◆ Provided data
******************************
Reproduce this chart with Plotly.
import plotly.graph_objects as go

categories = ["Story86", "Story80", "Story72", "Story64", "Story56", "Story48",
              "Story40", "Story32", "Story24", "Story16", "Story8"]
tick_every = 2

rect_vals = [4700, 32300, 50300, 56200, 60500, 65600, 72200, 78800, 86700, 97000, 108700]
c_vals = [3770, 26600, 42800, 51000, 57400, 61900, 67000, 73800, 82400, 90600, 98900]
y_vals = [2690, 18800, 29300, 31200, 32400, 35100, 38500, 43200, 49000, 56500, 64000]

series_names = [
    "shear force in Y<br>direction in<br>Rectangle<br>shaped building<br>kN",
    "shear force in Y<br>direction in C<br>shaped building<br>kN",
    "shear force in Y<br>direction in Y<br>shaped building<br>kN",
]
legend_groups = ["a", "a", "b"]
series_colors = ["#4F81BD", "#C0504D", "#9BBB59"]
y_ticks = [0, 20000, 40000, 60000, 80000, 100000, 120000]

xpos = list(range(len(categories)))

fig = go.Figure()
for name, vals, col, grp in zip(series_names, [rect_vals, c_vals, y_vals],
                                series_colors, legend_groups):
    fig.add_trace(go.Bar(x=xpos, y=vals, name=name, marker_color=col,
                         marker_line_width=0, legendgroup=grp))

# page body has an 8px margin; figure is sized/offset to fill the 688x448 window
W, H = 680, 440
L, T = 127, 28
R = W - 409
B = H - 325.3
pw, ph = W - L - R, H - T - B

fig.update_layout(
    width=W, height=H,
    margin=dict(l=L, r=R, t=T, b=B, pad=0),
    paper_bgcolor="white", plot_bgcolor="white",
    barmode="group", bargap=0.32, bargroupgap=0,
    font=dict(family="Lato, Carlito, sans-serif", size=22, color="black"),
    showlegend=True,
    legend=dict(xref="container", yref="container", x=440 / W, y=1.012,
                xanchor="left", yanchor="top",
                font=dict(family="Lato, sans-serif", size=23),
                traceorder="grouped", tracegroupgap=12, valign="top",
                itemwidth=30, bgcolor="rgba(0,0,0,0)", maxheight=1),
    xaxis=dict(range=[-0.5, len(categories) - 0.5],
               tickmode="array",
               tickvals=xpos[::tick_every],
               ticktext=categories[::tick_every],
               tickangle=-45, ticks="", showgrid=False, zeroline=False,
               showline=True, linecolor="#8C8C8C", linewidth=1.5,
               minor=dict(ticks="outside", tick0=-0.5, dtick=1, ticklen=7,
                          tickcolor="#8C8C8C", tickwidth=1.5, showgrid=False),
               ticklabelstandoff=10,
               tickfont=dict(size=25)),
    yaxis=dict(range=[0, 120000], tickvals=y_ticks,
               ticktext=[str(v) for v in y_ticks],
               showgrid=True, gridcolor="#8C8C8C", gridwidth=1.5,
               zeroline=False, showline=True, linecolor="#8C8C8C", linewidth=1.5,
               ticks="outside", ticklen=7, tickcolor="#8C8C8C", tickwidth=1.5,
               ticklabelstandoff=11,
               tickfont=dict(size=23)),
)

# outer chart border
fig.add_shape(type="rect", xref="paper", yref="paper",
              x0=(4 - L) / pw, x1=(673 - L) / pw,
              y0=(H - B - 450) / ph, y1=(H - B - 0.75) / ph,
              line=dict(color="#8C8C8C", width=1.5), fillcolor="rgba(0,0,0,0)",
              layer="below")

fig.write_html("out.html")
******************************
Everything from the first line of the data through the line containing "xpos = list(range(len(categories)))" should be echoed exactly. Add nothing.

◆ Full solution
Reproduce this chart with Plotly.
import plotly.graph_objects as go

categories = ["Story86", "Story80", "Story72", "Story64", "Story56", "Story48",
              "Story40", "Story32", "Story24", "Story16", "Story8"]
tick_every = 2

rect_vals = [4700, 32300, 50300, 56200, 60500, 65600, 72200, 78800, 86700, 97000, 108700]
c_vals = [3770, 26600, 42800, 51000, 57400, 61900, 67000, 73800, 82400, 90600, 98900]
y_vals = [2690, 18800, 29300, 31200, 32400, 35100, 38500, 43200, 49000, 56500, 64000]

series_names = [
    "shear force in Y<br>direction in<br>Rectangle<br>shaped building<br>kN",
    "shear force in Y<br>direction in C<br>shaped building<br>kN",
    "shear force in Y<br>direction in Y<br>shaped building<br>kN",
]
legend_groups = ["a", "a", "b"]
series_colors = ["#4F81BD", "#C0504D", "#9BBB59"]
y_ticks = [0, 20000, 40000, 60000, 80000, 100000, 120000]

xpos = list(range(len(categories)))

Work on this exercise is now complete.